- Born: Forrest City, Arkansas, U.S.
- Other names: Mother Wade
- Occupations: Chef; restaurateur; nonprofit administrator; mortgage broker;
- Spouse: Rupert Smith
- Culinary career
- Cooking style: Soul food
- Current restaurant(s) Josephine's Cooking (1986–);

= Josephine Wade =

American businesswoman and restaurant owner

Josephine "Mother" Wade-Smith is an American chef and restaurateur. Wade opened Captain's Hard Times in Chatham neighborhood in Chicago in 1986, along with her partner. Wade created the recipes, many of which were based on family recipes for the soul food menu. The restaurant she founded is now named Josephine's Cooking and was featured on Restaurant: Impossible in 2019. A street in Chicago was named after her in 2017.

== Biography ==
Born in Forrest City, Arkansas, U.S., Wade grew up in poverty and her parents worked as sharecroppers. She graduated high school in Phoenix, Arizona, U.S.

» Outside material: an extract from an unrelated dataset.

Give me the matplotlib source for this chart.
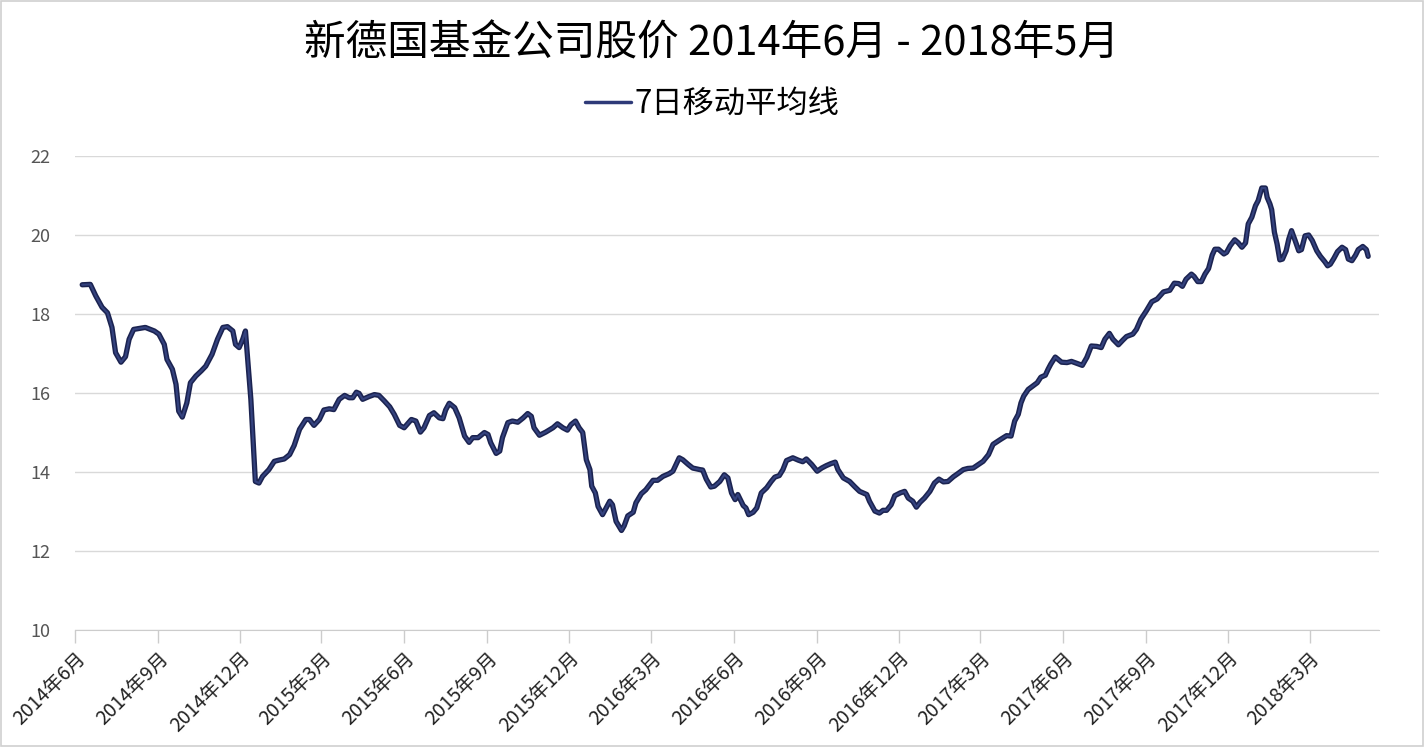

In 1986, Wade and her husband, Rupert Smith, opened a restaurant called "Captain's Hard Times" in the Chatham neighborhood. The original idea was to name the restaurant "Josephine's", but she decided on a vacation to name the restaurant "hard times" instead after seeing the phrase printed on a matchbook. Captain was her partner's nickname. The restaurant featured "bayou decor" and Wade, the owner, served soul food. Wade created the recipes used in the restaurant, some of which were based on her own mother's recipes. Later, the restaurant was renamed to "Josephine's Cooking".

In addition to working in the restaurant, Wade is the head of a group, We Women Empowered, which works with young people. Wade also hired teenagers from the community to work in the restaurant. She also helped provide food and clothes for young people in the neighborhood. Wade also earned money as a mortgage broker. She worked to help elect Harold Washington as Mayor.

In 2017, Wade was honored by the city of Chicago in having a road named after her called "Mother Josephine Wade Way". The designation was presented on March 4 by Mayor Rahm Emanuel and the deputy mayor, Andrea Zopp. Wade and her restaurant were featured on Restaurant: Impossible in 2019.